**EXERCISE OBJECTIVE**
Extract each line of the material that follows exactly and omit its pictures.

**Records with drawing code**
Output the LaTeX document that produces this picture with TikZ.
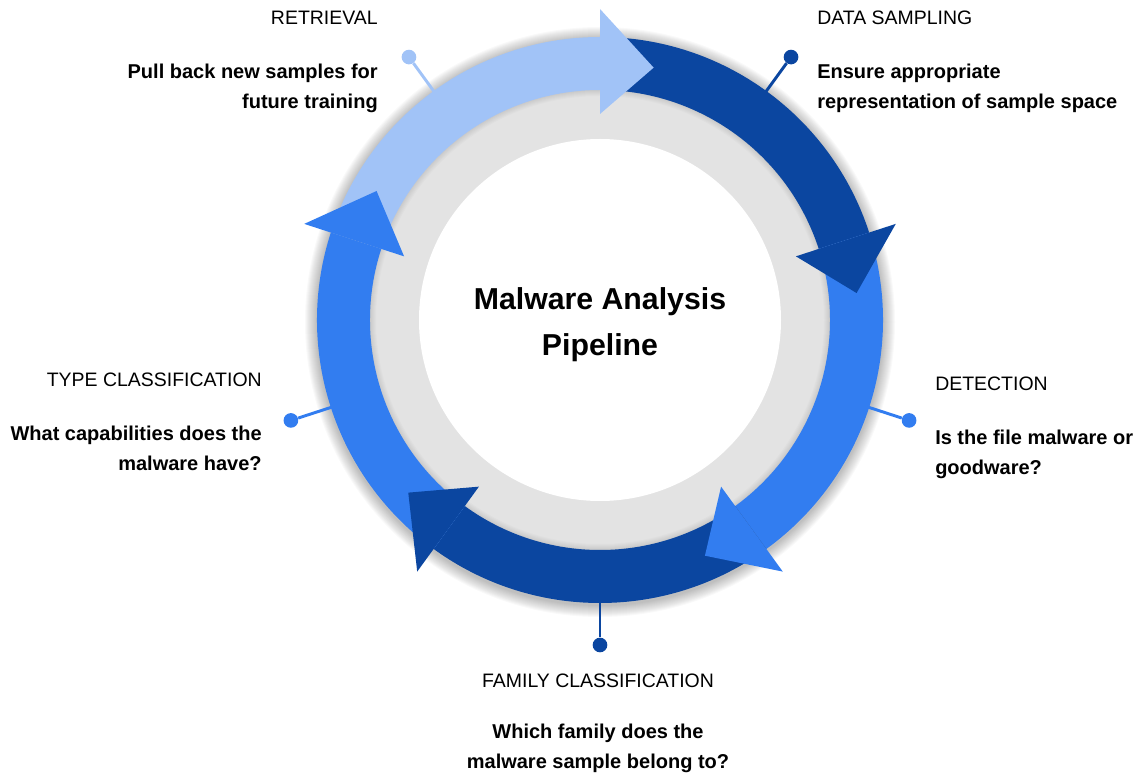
\documentclass[tikz,border=0pt]{standalone}
\usepackage{fontspec}
\setmainfont{Liberation Sans}
\usepackage{tikz}
\usetikzlibrary{positioning}
\definecolor{paleblue}{RGB}{161,195,247}
\definecolor{midblue}{RGB}{50,125,240}
\definecolor{deepblue}{RGB}{11,70,160}
\definecolor{ringgray}{RGB}{227,227,227}
\tikzstyle{steptitle}=[%
      inner sep=0pt, font=\fontsize{14.6pt}{17pt}\selectfont
]
\tikzstyle{stepdesc}=[%
      inner sep=0pt, font=\fontsize{15pt}{22.5pt}\selectfont\bfseries
]
\tikzstyle{pindot}=[%
      circle, inner sep=0pt, minimum size=11pt
]
\tikzstyle{pinline}=[line width=2.2pt]

\begin{document}
\begin{tikzpicture}[x=0.75pt, y=0.75pt]
    \useasboundingbox (-600,-454) rectangle (538,320);

    % soft shadow round the ring, then the gray disc and the white centre
    \foreach \i in {1,...,12}
        \fill[black, opacity=0.022] (0,-2) circle (283+\i);
    \fill[ringgray] (0,0) circle (232);
    \foreach \i in {1,...,8}
        \fill[black, opacity=0.015, even odd rule] (0,0) circle (232) circle (232-\i);
    \fill[white] (0,0) circle (181);

    % pins
    \foreach \ang/\col/\name in {126/paleblue/retrieval, 54/deepblue/sampling,
            -18/midblue/detection, -90/deepblue/family, 198/midblue/type} {
        \coordinate (\name-foot) at (\ang:270);
        \node[pindot, fill=\col] (\name-dot) at (\ang:325) {};
        \draw[pinline, \col] (\name-foot) -- (\name-dot);
    }

    % ring bodies
    \foreach \from/\to/\col in {162/90/paleblue, 90/18/deepblue, 18/-54/midblue,
            -54/-126/deepblue, -126/-198/midblue}
        \fill[\col] (\from:283) arc[start angle=\from, end angle=\to, radius=283]
            -- (\to:230) arc[start angle=\to, end angle=\from, radius=230] -- cycle;

    % arrow heads on top
    \foreach \to/\col in {90/paleblue, 18/deepblue, -54/midblue, -126/deepblue, -198/midblue}
        \fill[\col] (\to:206) -- (\to:311) -- (\to-12:258) -- cycle;

    \node[font=\fontsize{22.7pt}{34.5pt}\selectfont\bfseries, align=center]
        (pipeline) at (0,-5) {Malware Analysis\\Pipeline};

    \node[steptitle, anchor=east] (retrieval) at (-222,302) {RETRIEVAL};
    \node[stepdesc, align=right, below=29.25pt of retrieval.south east, anchor=north east]
        (retrieval-text) {Pull back new samples for\\future training};

    \node[steptitle, anchor=west] (sampling) at (217,302) {DATA SAMPLING};
    \node[stepdesc, align=left, below=29.25pt of sampling.south west, anchor=north west]
        (sampling-text) {Ensure appropriate\\representation of sample space};

    \node[steptitle, anchor=west] (detection) at (335,-64) {DETECTION};
    \node[stepdesc, align=left, below=29.25pt of detection.south west, anchor=north west]
        (detection-text) {Is the file malware or\\goodware?};

    \node[steptitle] (family) at (-2,-361) {FAMILY CLASSIFICATION};
    \node[stepdesc, align=center, below=26.5pt of family]
        (family-text) {Which family does the\\malware sample belong to?};

    \node[steptitle, anchor=east] (type) at (-338,-60) {TYPE CLASSIFICATION};
    \node[stepdesc, align=right, below=29.25pt of type.south east, anchor=north east]
        (type-text) {What capabilities does the\\malware have?};

\end{tikzpicture}
\end{document}
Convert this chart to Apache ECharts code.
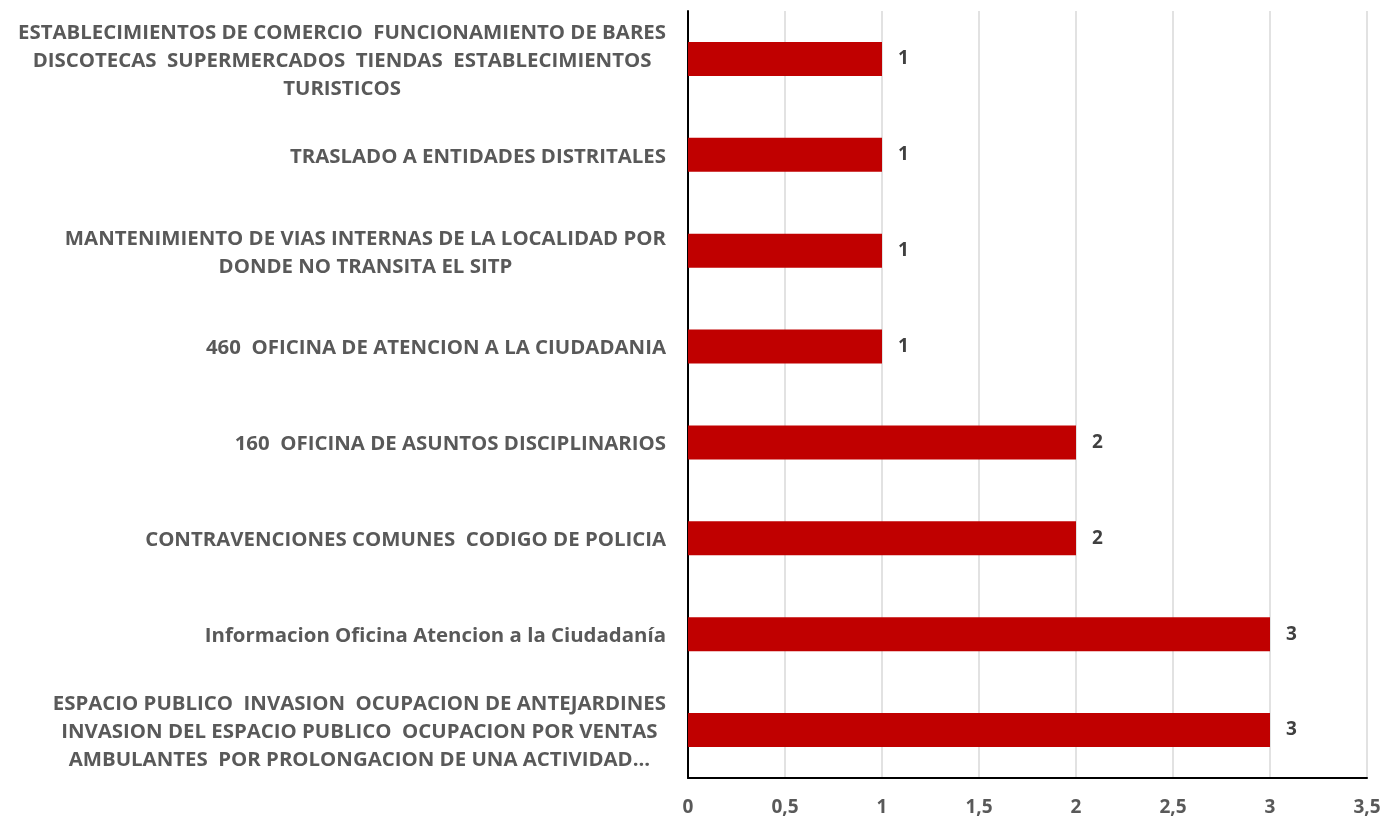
<!DOCTYPE html>
<html>
<head>
<meta charset="utf-8">
<script src="https://cdn.jsdelivr.net/npm/echarts@6/dist/echarts.min.js"></script>
<style>
  html, body { margin: 0; padding: 0; background: #fff; }
  #bar-chart { width: 1389px; height: 821px; }
</style>
</head>
<body>
<div id="bar-chart"></div>
<script>
// categories, top to bottom as in the picture
var categories = [
    'ESTABLECIMIENTOS DE COMERCIO  FUNCIONAMIENTO DE BARES\nDISCOTECAS  SUPERMERCADOS  TIENDAS  ESTABLECIMIENTOS\nTURISTICOS',
    'TRASLADO A ENTIDADES DISTRITALES',
    'MANTENIMIENTO DE VIAS INTERNAS DE LA LOCALIDAD POR\nDONDE NO TRANSITA EL SITP',
    '460  OFICINA DE ATENCION A LA CIUDADANIA',
    '160  OFICINA DE ASUNTOS DISCIPLINARIOS',
    'CONTRAVENCIONES COMUNES  CODIGO DE POLICIA',
    'Informacion Oficina Atencion a la Ciudadanía',
    'ESPACIO PUBLICO  INVASION  OCUPACION DE ANTEJARDINES\nINVASION DEL ESPACIO PUBLICO  OCUPACION POR VENTAS\nAMBULANTES  POR PROLONGACION DE UNA ACTIVIDAD...'
];
var values = [1, 1, 1, 1, 2, 2, 3, 3];
var xTicks = ['0', '0,5', '1', '1,5', '2', '2,5', '3', '3,5'];

var fontFam = '"Open Sans", sans-serif';

function barChart(){
    var chart = echarts.init(document.getElementById('bar-chart'));
    var option = {
        animation: false,
        grid: {
            left: 688,
            right: 22,
            top: 11,
            bottom: 43,
            containLabel: false
        },
        xAxis: {
            type: 'value',
            min: 0,
            max: 3.5,
            interval: 0.5,
            axisLine: { show: true, lineStyle: { color: '#000', width: 2 } },
            axisTick: { show: false },
            splitLine: { show: true, lineStyle: { color: '#d9d9d9', width: 1.5 } },
            axisLabel: {
                margin: 20,
                color: '#595959',
                fontFamily: fontFam,
                fontWeight: 'bold',
                fontSize: 19,
                formatter: function(v){ return xTicks[Math.round(v * 2)]; }
            }
        },
        yAxis: {
            type: 'category',
            inverse: true,
            data: categories,
            axisLine: { show: true, lineStyle: { color: '#000', width: 2 } },
            axisTick: { show: false },
            axisLabel: {
                margin: 22,
                color: '#595959',
                fontFamily: fontFam,
                fontWeight: 'bold',
                fontSize: 20.4,
                lineHeight: 28,
                padding: [4, 0, 0, 0],
                formatter: function(v){
                    return v.split('\n').map(function(l){ return '{c|' + l + '}'; }).join('\n');
                },
                rich: {
                    c: {
                        align: 'center',
                        color: '#595959',
                        fontFamily: fontFam,
                        fontWeight: 'bold',
                        fontSize: 20.4,
                        lineHeight: 28
                    }
                }
            }
        },
        series: [{
            type: 'bar',
            data: values,
            barWidth: 34,
            itemStyle: { color: '#c00000' },
            label: {
                show: true,
                position: 'right',
                distance: 16,
                color: '#404040',
                fontFamily: fontFam,
                fontWeight: 'bold',
                fontSize: 19
            }
        }]
    };

    chart.setOption(option);
    window.onresize = function(){
        chart.resize();
    };
}

barChart();
</script>
</body>
</html>
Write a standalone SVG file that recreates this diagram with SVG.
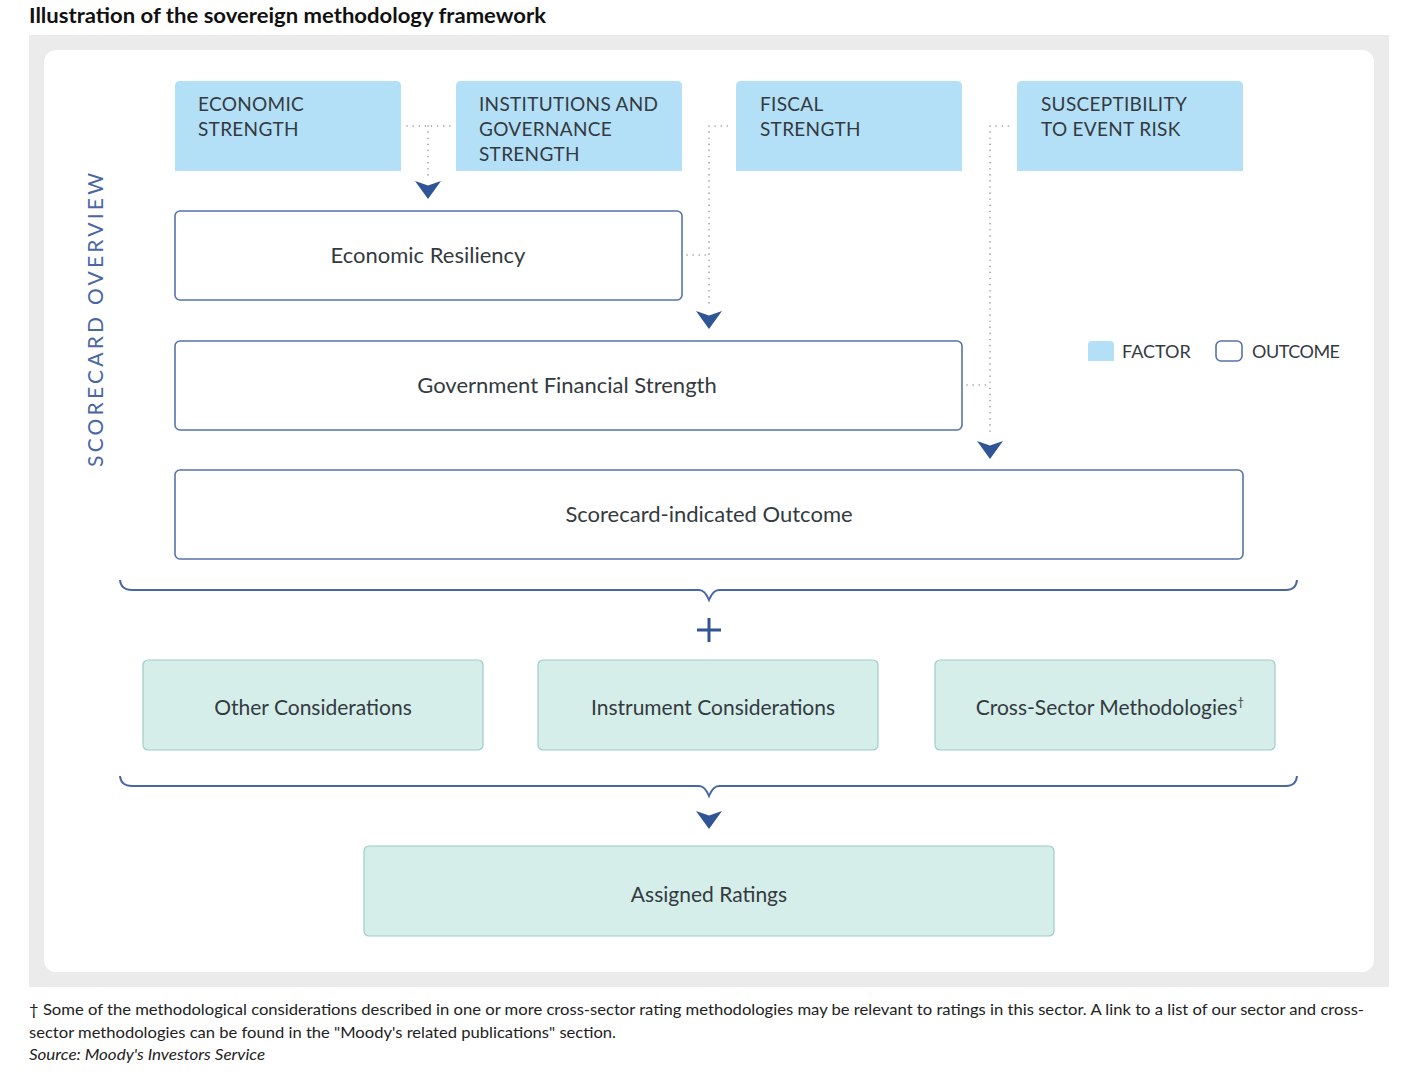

**COMPLETE ANSWER**
Output the LaTeX document that produces this picture with TikZ.
\documentclass[tikz,border=0pt]{standalone}
\usepackage{fontspec}
\setmainfont{Liberation Sans}
\usepackage{tikz}
\usetikzlibrary{positioning}
\definecolor{paleblue}{RGB}{161,195,247}
\definecolor{midblue}{RGB}{50,125,240}
\definecolor{deepblue}{RGB}{11,70,160}
\definecolor{ringgray}{RGB}{227,227,227}
\tikzstyle{steptitle}=[%
      inner sep=0pt, font=\fontsize{14.6pt}{17pt}\selectfont
]
\tikzstyle{stepdesc}=[%
      inner sep=0pt, font=\fontsize{15pt}{22.5pt}\selectfont\bfseries
]
\tikzstyle{pindot}=[%
      circle, inner sep=0pt, minimum size=11pt
]
\tikzstyle{pinline}=[line width=2.2pt]

\begin{document}
\begin{tikzpicture}[x=0.75pt, y=0.75pt]
    \useasboundingbox (-600,-454) rectangle (538,320);

    % soft shadow round the ring, then the gray disc and the white centre
    \foreach \i in {1,...,12}
        \fill[black, opacity=0.022] (0,-2) circle (283+\i);
    \fill[ringgray] (0,0) circle (232);
    \foreach \i in {1,...,8}
        \fill[black, opacity=0.015, even odd rule] (0,0) circle (232) circle (232-\i);
    \fill[white] (0,0) circle (181);

    % pins
    \foreach \ang/\col/\name in {126/paleblue/retrieval, 54/deepblue/sampling,
            -18/midblue/detection, -90/deepblue/family, 198/midblue/type} {
        \coordinate (\name-foot) at (\ang:270);
        \node[pindot, fill=\col] (\name-dot) at (\ang:325) {};
        \draw[pinline, \col] (\name-foot) -- (\name-dot);
    }

    % ring bodies
    \foreach \from/\to/\col in {162/90/paleblue, 90/18/deepblue, 18/-54/midblue,
            -54/-126/deepblue, -126/-198/midblue}
        \fill[\col] (\from:283) arc[start angle=\from, end angle=\to, radius=283]
            -- (\to:230) arc[start angle=\to, end angle=\from, radius=230] -- cycle;

    % arrow heads on top
    \foreach \to/\col in {90/paleblue, 18/deepblue, -54/midblue, -126/deepblue, -198/midblue}
        \fill[\col] (\to:206) -- (\to:311) -- (\to-12:258) -- cycle;

    \node[font=\fontsize{22.7pt}{34.5pt}\selectfont\bfseries, align=center]
        (pipeline) at (0,-5) {Malware Analysis\\Pipeline};

    \node[steptitle, anchor=east] (retrieval) at (-222,302) {RETRIEVAL};
    \node[stepdesc, align=right, below=29.25pt of retrieval.south east, anchor=north east]
        (retrieval-text) {Pull back new samples for\\future training};

    \node[steptitle, anchor=west] (sampling) at (217,302) {DATA SAMPLING};
    \node[stepdesc, align=left, below=29.25pt of sampling.south west, anchor=north west]
        (sampling-text) {Ensure appropriate\\representation of sample space};

    \node[steptitle, anchor=west] (detection) at (335,-64) {DETECTION};
    \node[stepdesc, align=left, below=29.25pt of detection.south west, anchor=north west]
        (detection-text) {Is the file malware or\\goodware?};

    \node[steptitle] (family) at (-2,-361) {FAMILY CLASSIFICATION};
    \node[stepdesc, align=center, below=26.5pt of family]
        (family-text) {Which family does the\\malware sample belong to?};

    \node[steptitle, anchor=east] (type) at (-338,-60) {TYPE CLASSIFICATION};
    \node[stepdesc, align=right, below=29.25pt of type.south east, anchor=north east]
        (type-text) {What capabilities does the\\malware have?};

\end{tikzpicture}
\end{document}
Convert this chart to Apache ECharts code.
<!DOCTYPE html>
<html>
<head>
<meta charset="utf-8">
<script src="https://cdn.jsdelivr.net/npm/echarts@6/dist/echarts.min.js"></script>
<style>
  html, body { margin: 0; padding: 0; background: #fff; }
  #bar-chart { width: 1389px; height: 821px; }
</style>
</head>
<body>
<div id="bar-chart"></div>
<script>
// categories, top to bottom as in the picture
var categories = [
    'ESTABLECIMIENTOS DE COMERCIO  FUNCIONAMIENTO DE BARES\nDISCOTECAS  SUPERMERCADOS  TIENDAS  ESTABLECIMIENTOS\nTURISTICOS',
    'TRASLADO A ENTIDADES DISTRITALES',
    'MANTENIMIENTO DE VIAS INTERNAS DE LA LOCALIDAD POR\nDONDE NO TRANSITA EL SITP',
    '460  OFICINA DE ATENCION A LA CIUDADANIA',
    '160  OFICINA DE ASUNTOS DISCIPLINARIOS',
    'CONTRAVENCIONES COMUNES  CODIGO DE POLICIA',
    'Informacion Oficina Atencion a la Ciudadanía',
    'ESPACIO PUBLICO  INVASION  OCUPACION DE ANTEJARDINES\nINVASION DEL ESPACIO PUBLICO  OCUPACION POR VENTAS\nAMBULANTES  POR PROLONGACION DE UNA ACTIVIDAD...'
];
var values = [1, 1, 1, 1, 2, 2, 3, 3];
var xTicks = ['0', '0,5', '1', '1,5', '2', '2,5', '3', '3,5'];

var fontFam = '"Open Sans", sans-serif';

function barChart(){
    var chart = echarts.init(document.getElementById('bar-chart'));
    var option = {
        animation: false,
        grid: {
            left: 688,
            right: 22,
            top: 11,
            bottom: 43,
            containLabel: false
        },
        xAxis: {
            type: 'value',
            min: 0,
            max: 3.5,
            interval: 0.5,
            axisLine: { show: true, lineStyle: { color: '#000', width: 2 } },
            axisTick: { show: false },
            splitLine: { show: true, lineStyle: { color: '#d9d9d9', width: 1.5 } },
            axisLabel: {
                margin: 20,
                color: '#595959',
                fontFamily: fontFam,
                fontWeight: 'bold',
                fontSize: 19,
                formatter: function(v){ return xTicks[Math.round(v * 2)]; }
            }
        },
        yAxis: {
            type: 'category',
            inverse: true,
            data: categories,
            axisLine: { show: true, lineStyle: { color: '#000', width: 2 } },
            axisTick: { show: false },
            axisLabel: {
                margin: 22,
                color: '#595959',
                fontFamily: fontFam,
                fontWeight: 'bold',
                fontSize: 20.4,
                lineHeight: 28,
                padding: [4, 0, 0, 0],
                formatter: function(v){
                    return v.split('\n').map(function(l){ return '{c|' + l + '}'; }).join('\n');
                },
                rich: {
                    c: {
                        align: 'center',
                        color: '#595959',
                        fontFamily: fontFam,
                        fontWeight: 'bold',
                        fontSize: 20.4,
                        lineHeight: 28
                    }
                }
            }
        },
        series: [{
            type: 'bar',
            data: values,
            barWidth: 34,
            itemStyle: { color: '#c00000' },
            label: {
                show: true,
                position: 'right',
                distance: 16,
                color: '#404040',
                fontFamily: fontFam,
                fontWeight: 'bold',
                fontSize: 19
            }
        }]
    };

    chart.setOption(option);
    window.onresize = function(){
        chart.resize();
    };
}

barChart();
</script>
</body>
</html>
Write a standalone SVG file that recreates this diagram with SVG.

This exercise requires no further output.